**Task to complete**
Leave out the pictures and transcribe everything else exactly.

-*-*-

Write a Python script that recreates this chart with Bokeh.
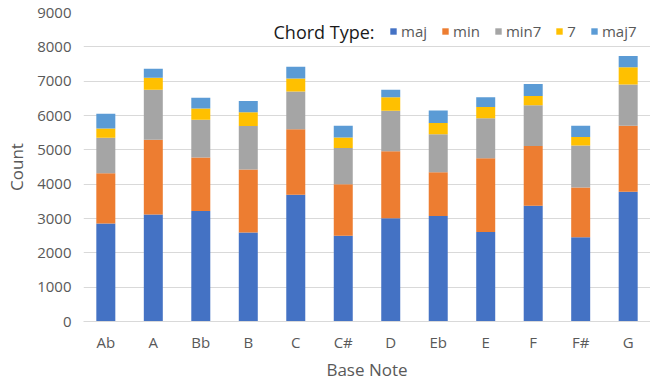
from bokeh.plotting import figure
from bokeh.models import ColumnDataSource, Range1d, FactorRange, SingleIntervalTicker, Label, Legend, LegendItem
from bokeh.embed import file_html
from bokeh.resources import INLINE

notes = ["Ab", "A", "Bb", "B", "C", "C#", "D", "Eb", "E", "F", "F#", "G"]
chord_types = ["maj", "min", "min7", "7", "maj7"]
maj = [2855, 3120, 3220, 2590, 3690, 2495, 3010, 3070, 2610, 3370, 2455, 3780]
mnr = [1465, 2175, 1555, 1835, 1910, 1505, 1950, 1280, 2145, 1740, 1445, 1925]
min7 = [1030, 1455, 1100, 1270, 1100, 1050, 1175, 1105, 1165, 1185, 1225, 1195]
dom7 = [270, 350, 330, 400, 380, 310, 400, 330, 330, 270, 250, 505]
maj7 = [430, 260, 310, 330, 340, 340, 215, 360, 280, 350, 330, 330]
colors = ["#4472C4", "#ED7D31", "#A5A5A5", "#FFC000", "#5B9BD5"]

source = ColumnDataSource(data={"note": notes, "maj": maj, "min": mnr, "min7": min7, "7": dom7, "maj7": maj7})

FONT = "Open Sans"
GREY = "#595959"

p = figure(width=650, height=383, x_range=FactorRange(*notes, range_padding=-0.005),
           y_range=Range1d(0, 9000), output_backend="svg", toolbar_location=None,
           min_border_left=83, min_border_right=0, min_border_top=12, min_border_bottom=62)
p.outline_line_color = None

rs = p.vbar_stack(chord_types, x="note", width=0.4, source=source, color=colors, line_color=None)

legend = Legend(items=[LegendItem(label=c, renderers=[r]) for c, r in zip(chord_types, rs)],
                orientation="horizontal", location=(306, 280))
legend.glyph_width = 8
legend.glyph_height = 8
legend.label_standoff = 4
legend.label_width = 0
legend.spacing = 14
legend.padding = 0
legend.margin = 0
legend.label_height = 20
legend.label_text_font = FONT
legend.label_text_font_size = "15px"
legend.label_text_color = GREY
legend.border_line_color = None
legend.background_fill_color = "white"
p.add_layout(legend, "center")

title_lbl = Label(x=190, y=290, x_units="screen", y_units="screen", text="Chord Type:",
                  text_font=FONT, text_font_size="18px", text_color="#1a1a1a", text_baseline="middle")
p.add_layout(title_lbl)

p.yaxis.ticker = SingleIntervalTicker(interval=1000)
p.ygrid.ticker = SingleIntervalTicker(interval=1000)
p.ygrid.grid_line_color = "#D9D9D9"
p.xgrid.grid_line_color = None

for ax in (p.xaxis, p.yaxis):
    ax.major_tick_line_color = None
    ax.minor_tick_line_color = None
    ax.major_tick_out = 0
    ax.major_tick_in = 0
    ax.major_label_text_font = FONT
    ax.major_label_text_font_size = "15px"
    ax.major_label_text_color = GREY
    ax.axis_label_text_font = FONT
    ax.axis_label_text_font_size = "17px"
    ax.axis_label_text_color = GREY
    ax.axis_label_text_font_style = "normal"

p.yaxis.axis_line_color = None
p.yaxis.major_label_standoff = 8
p.yaxis.axis_label = "Count"
p.yaxis.axis_label_standoff = 6
p.xaxis.axis_line_color = "#D9D9D9"
p.xaxis.major_label_standoff = 10
p.xaxis.axis_label = "Base Note"
p.xaxis.axis_label_standoff = 3

open("out.html", "w").write(file_html(p, INLINE))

-*-*-

**Task response**
Write a Python script that recreates this chart with Bokeh.
from bokeh.plotting import figure
from bokeh.models import ColumnDataSource, Range1d, FactorRange, SingleIntervalTicker, Label, Legend, LegendItem
from bokeh.embed import file_html
from bokeh.resources import INLINE

notes = ["Ab", "A", "Bb", "B", "C", "C#", "D", "Eb", "E", "F", "F#", "G"]
chord_types = ["maj", "min", "min7", "7", "maj7"]
maj = [2855, 3120, 3220, 2590, 3690, 2495, 3010, 3070, 2610, 3370, 2455, 3780]
mnr = [1465, 2175, 1555, 1835, 1910, 1505, 1950, 1280, 2145, 1740, 1445, 1925]
min7 = [1030, 1455, 1100, 1270, 1100, 1050, 1175, 1105, 1165, 1185, 1225, 1195]
dom7 = [270, 350, 330, 400, 380, 310, 400, 330, 330, 270, 250, 505]
maj7 = [430, 260, 310, 330, 340, 340, 215, 360, 280, 350, 330, 330]
colors = ["#4472C4", "#ED7D31", "#A5A5A5", "#FFC000", "#5B9BD5"]

source = ColumnDataSource(data={"note": notes, "maj": maj, "min": mnr, "min7": min7, "7": dom7, "maj7": maj7})

FONT = "Open Sans"
GREY = "#595959"

p = figure(width=650, height=383, x_range=FactorRange(*notes, range_padding=-0.005),
           y_range=Range1d(0, 9000), output_backend="svg", toolbar_location=None,
           min_border_left=83, min_border_right=0, min_border_top=12, min_border_bottom=62)
p.outline_line_color = None

rs = p.vbar_stack(chord_types, x="note", width=0.4, source=source, color=colors, line_color=None)

legend = Legend(items=[LegendItem(label=c, renderers=[r]) for c, r in zip(chord_types, rs)],
                orientation="horizontal", location=(306, 280))
legend.glyph_width = 8
legend.glyph_height = 8
legend.label_standoff = 4
legend.label_width = 0
legend.spacing = 14
legend.padding = 0
legend.margin = 0
legend.label_height = 20
legend.label_text_font = FONT
legend.label_text_font_size = "15px"
legend.label_text_color = GREY
legend.border_line_color = None
legend.background_fill_color = "white"
p.add_layout(legend, "center")

title_lbl = Label(x=190, y=290, x_units="screen", y_units="screen", text="Chord Type:",
                  text_font=FONT, text_font_size="18px", text_color="#1a1a1a", text_baseline="middle")
p.add_layout(title_lbl)

p.yaxis.ticker = SingleIntervalTicker(interval=1000)
p.ygrid.ticker = SingleIntervalTicker(interval=1000)
p.ygrid.grid_line_color = "#D9D9D9"
p.xgrid.grid_line_color = None

for ax in (p.xaxis, p.yaxis):
    ax.major_tick_line_color = None
    ax.minor_tick_line_color = None
    ax.major_tick_out = 0
    ax.major_tick_in = 0
    ax.major_label_text_font = FONT
    ax.major_label_text_font_size = "15px"
    ax.major_label_text_color = GREY
    ax.axis_label_text_font = FONT
    ax.axis_label_text_font_size = "17px"
    ax.axis_label_text_color = GREY
    ax.axis_label_text_font_style = "normal"

p.yaxis.axis_line_color = None
p.yaxis.major_label_standoff = 8
p.yaxis.axis_label = "Count"
p.yaxis.axis_label_standoff = 6
p.xaxis.axis_line_color = "#D9D9D9"
p.xaxis.major_label_standoff = 10
p.xaxis.axis_label = "Base Note"
p.xaxis.axis_label_standoff = 3

open("out.html", "w").write(file_html(p, INLINE))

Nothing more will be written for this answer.